Бояться боли?!.. ты ведь испытала такую боль… вся боль по сравненью с твоей болью – не боль. Сладкая водичка.
Тихо, тихо. До чего тихо. Безошибочно определить, который час; это большое искусство, это уметь надо. Есть, правда, у нее часы, без стекла, можно положить пальцы на стрелки и все ощупать. И узнать, сколько еще часов она прожила на свете. Каждый человек боится умереть. Боится и она. Зачем она заставила охранника продать ей револьвер?.. Она наврала. Она сказала: мужу нужно, ему нравится эта модель, я подарю ему на день рожденья. Она почувствовала, что охранник улыбается. Он ей ни капли не поверил. Ему нужны были деньги. Или он пожалел ее. Да, да, он пожалел ее. Это ужасно. Если ее кто-нибудь еще пожалеет, она залепит жалельщику пощечину. Чтобы ее возненавидели. Лучше ненависть и любовь, чем жалость.

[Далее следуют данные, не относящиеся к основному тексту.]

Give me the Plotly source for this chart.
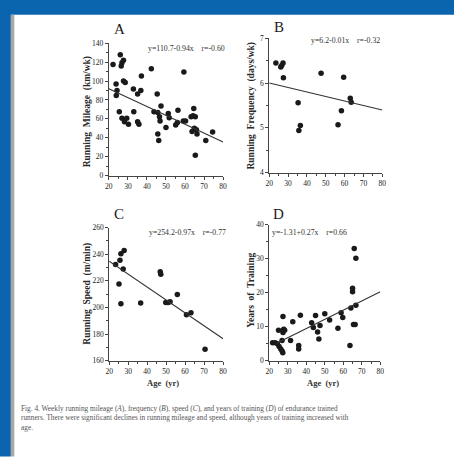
import plotly.graph_objects as go

W, H = 458, 457

# ---- data ----
ageA = [22.2, 23.8, 24.3, 23.9, 26.0, 26.9, 26.5, 27.7, 27.7, 28.6, 25.5, 26.9, 28.2, 29.4, 30.3,
        32.9, 33.1, 35.1, 36.8, 37.1, 35.1, 35.8, 42.3, 45.4, 43.7, 45.7, 46.6, 47.4, 46.9, 45.7,
        46.2, 50.0, 51.2, 51.7, 56.3, 55.1, 56.0, 59.1, 60.3, 59.4, 63.2, 64.6, 64.2, 65.4, 63.7,
        64.9, 66.0, 66.3, 65.4, 70.9, 74.5]
mileage = [117.5, 96.8, 89.9, 84.7, 127.9, 119.3, 115.8, 122, 100, 98.5, 67.4, 60.5, 57, 60.5, 54.3,
           91.6, 67.4, 86.4, 89.9, 105.4, 57, 54.3, 113, 86.4, 67.4, 66.7, 62.2, 73.6, 57.7, 43.9,
           37, 50.8, 65.7, 61.2, 69.1, 53.6, 56, 57.7, 57.7, 109.6, 62.2, 70.9, 63.3, 62.2, 46.7,
           50.1, 48.4, 43.9, 21.4, 37, 46]

ageB = [23.5, 26.1, 27.3, 26.6, 27.5, 35.3, 35.7, 36.5, 47.5, 59.5, 56.5, 58.3, 63.0, 63.5]
frequency = [6.45, 6.36, 6.45, 6.39, 6.12, 5.56, 4.94, 5.05, 6.22, 6.13, 5.07, 5.38, 5.66, 5.57]

ageC = [23.4, 25.7, 26.2, 27.9, 27.4, 25.2, 26.2, 36.6, 46.9, 47.2, 49.8, 51.0, 52.1, 55.9, 60.7, 63.1, 70.5]
speed = [232.3, 235.5, 240.4, 242.8, 228.9, 217.6, 202.9, 203.4, 226.9, 225, 203.7, 203.7, 204.4,
         209.8, 194.6, 196, 168.6]

ageD = [21.8, 23.2, 24.4, 25.0, 25.3, 26.2, 26.9, 27.3, 26.9, 27.4, 27.8, 28.3, 27.4, 31.5, 32.7,
        35.9, 35.9, 36.8, 42.9, 43.8, 45.0, 46.1, 46.8, 47.4, 50.0, 52.6, 57.1, 58.8, 59.7, 63.6,
        64.1, 65.0, 65.0, 65.5, 66.4, 66.8, 65.9, 66.8]
years = [5.3, 5.3, 5.0, 9.0, 4.2, 3.5, 2.9, 2.4, 6.0, 8.3, 9.3, 9.0, 13, 6.0, 11.5,
         4.5, 3.5, 13.4, 11.2, 9.8, 13.3, 8.5, 6.4, 10.4, 13.8, 12.0, 9.6, 14.1, 12.7, 4.5,
         15.5, 21.3, 20.3, 10.7, 10.7, 16.3, 33.0, 30.1]

intercepts = [110.7, 6.2, 254.2, -1.31]
slopes = [-0.94, -0.01, -0.97, 0.27]
line_x = [[20, 80], [20, 80], [20, 80], [24, 80]]
equations = ["y=110.7-0.94x&nbsp;&nbsp;&nbsp;&nbsp;r=-0.60", "y=6.2-0.01x&nbsp;&nbsp;&nbsp;&nbsp;r=-0.32",
             "y=254.2-0.97x&nbsp;&nbsp;&nbsp;&nbsp;r=-0.77", "y=-1.31+0.27x&nbsp;&nbsp;&nbsp;&nbsp;r=0.66"]
letters = ["A", "B", "C", "D"]
ytitles = ["Running  Mileage  (km/wk)", "Running  Frequency  (days/wk)",
           "Running  Speed  (m/min)", "Years  of  Training"]
yranges = [[0, 140], [4, 7], [160, 260], [0, 40]]
ydticks = [20, 1, 20, 10]
yminor = [10, 0.5, 10, 5]
caption = ("Fig. 4. Weekly running mileage (<i>A</i>), frequency (<i>B</i>), speed (<i>C</i>), and years of training (<i>D</i>) of endurance trained<br>"
           "runners. There were significant declines in running mileage and speed, although years of training increased with<br>"
           "age.")

xs = [ageA, ageB, ageC, ageD]
ys = [mileage, frequency, speed, years]

# pixel boxes (x0, x1, ytop, ybottom)
boxes = [(106.7, 223, 40, 175), (270, 385, 35, 172), (107, 223, 228, 364), (270, 383, 225, 364)]

def px(x):
    return x / W

def py(y):
    return 1 - y / H

fig = go.Figure()
SERIF = "Liberation Serif, DejaVu Serif, serif"
INK = "#1a1a1a"

for i in range(4):
    xa = "x" if i == 0 else f"x{i+1}"
    ya = "y" if i == 0 else f"y{i+1}"
    fig.add_trace(go.Scatter(x=xs[i], y=ys[i], mode="markers", xaxis=xa, yaxis=ya,
                             marker=dict(color=INK, size=5.5, line=dict(width=0)), showlegend=False))
    lx = line_x[i]
    ly = [intercepts[i] + slopes[i] * v for v in lx]
    fig.add_trace(go.Scatter(x=lx, y=ly, mode="lines", xaxis=xa, yaxis=ya,
                             line=dict(color="#333", width=1.1), showlegend=False))
    x0, x1, yt, yb = boxes[i]
    axcommon = dict(showgrid=False, zeroline=False, showline=True, linecolor="#444", linewidth=1,
                    ticks="outside", ticklen=3, tickcolor="#444", tickwidth=1,
                    tickfont=dict(family=SERIF, size=7.5, color="#222"))
    fig.layout[("xaxis" if i == 0 else f"xaxis{i+1}")] = dict(
        domain=[px(x0), px(x1)], range=[20, 80], dtick=10, tick0=20, anchor=ya,
        minor=dict(dtick=5, ticklen=2, ticks="outside", tickcolor="#444"), **axcommon)
    fig.layout[("yaxis" if i == 0 else f"yaxis{i+1}")] = dict(
        domain=[py(yb), py(yt)], range=yranges[i], dtick=ydticks[i], tick0=yranges[i][0], anchor=xa,
        minor=dict(dtick=yminor[i], ticklen=2, ticks="outside", tickcolor="#444"), **axcommon)

annotations = []
letter_pos = [(118, 26), (280, 23), (117, 214), (279, 214)]
eq_pos = [(186, 45), (348, 37), (187, 233), (311, 233)]
ytitle_pos = [(85, 110), (252, 104), (85, 296), (252, 292)]

def ann(x, y, text, **kw):
    d = dict(x=px(x), y=py(y), xref="paper", yref="paper", text=text, showarrow=False,
             xanchor="center", yanchor="middle")
    d.update(kw)
    return d

for i in range(4):
    annotations.append(ann(*letter_pos[i], letters[i], font=dict(family=SERIF, size=15, color=INK)))
    annotations.append(ann(*eq_pos[i], equations[i], font=dict(family=SERIF, size=7.8, color="#333")))
    annotations.append(ann(*ytitle_pos[i], "<b>" + ytitles[i] + "</b>", textangle=-90,
                           font=dict(family=SERIF, size=9.5, color="#2a2a2a")))
for xp in (162, 325):
    annotations.append(ann(xp, 387, "<b>Age  (yr)</b>", font=dict(family=SERIF, size=8.5, color="#333")))
annotations.append(ann(15, 422, caption, align="left", xanchor="left",
                       font=dict(family=SERIF, size=7.3, color="#555")))

shapes = [
    dict(type="rect", xref="paper", yref="paper", x0=0, x1=1, y0=py(11), y1=1.01,
         fillcolor="#0a64ae", line=dict(width=0), layer="above"),
    dict(type="rect", xref="paper", yref="paper", x0=-0.01, x1=px(7), y0=-0.01, y1=1.01,
         fillcolor="#0a64ae", line=dict(width=0), layer="above"),
    dict(type="rect", xref="paper", yref="paper", x0=px(7), x1=px(10.5), y0=-0.01, y1=py(11),
         fillcolor="#a8a8a8", line=dict(width=0), layer="above"),
]

fig.update_layout(width=W, height=H, margin=dict(l=0, r=0, t=0, b=0),
                  paper_bgcolor="white", plot_bgcolor="white",
                  annotations=annotations, shapes=shapes, showlegend=False)

fig.write_html("out.html")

Она осторожно открыла ящик стола, нащупала револьвер. Охранник уверил ее, что револьвер настоящий, не газовый пистолет, и заряжен. Ей так нужен револьвер. С ним она меньше боится жизни. Смерти она уже не боится. Ведь она уже пережила смерть.
С тех пор, как она услышала, как свистят пули, попадаемые в твое тело, в тебя, она больше не боялась смерти; она только думала – как это плохо, что не всех мертвых воскресают, как вот ее, и что на всех Лазарей нет своего собственного Иисуса. Она тихо улыбнулась, любовно ощупала револьвер. Она не знала его марки; лишь бы он выстрелил, когда это понадобится. Погладив оружье, она снова положила его в ящик. Спи, железо, спите, пули; вы все пригодитесь, но не сегодня, а пока отдыхайте. Ее убивали вместе с мужем. Муж жив, и она жива; что ей еще надо? Ей надо еще многое. Ей надо живого лебедя в бассейн. Ей надо золотой перстень с рубином. А если с простой стекляшкой?.. Тебе же не все равно, самоцвет или ограненная стекляшка будет торчать у тебя в перстне?.. Не все равно. Пальцы чуют цвет. Она пробовала. Она отгадывала пальцами даже цвет карточных «рубашек», не только картежную масть. Муж сначала смеялся, потом плакал. Слишком много слез вокруг нее.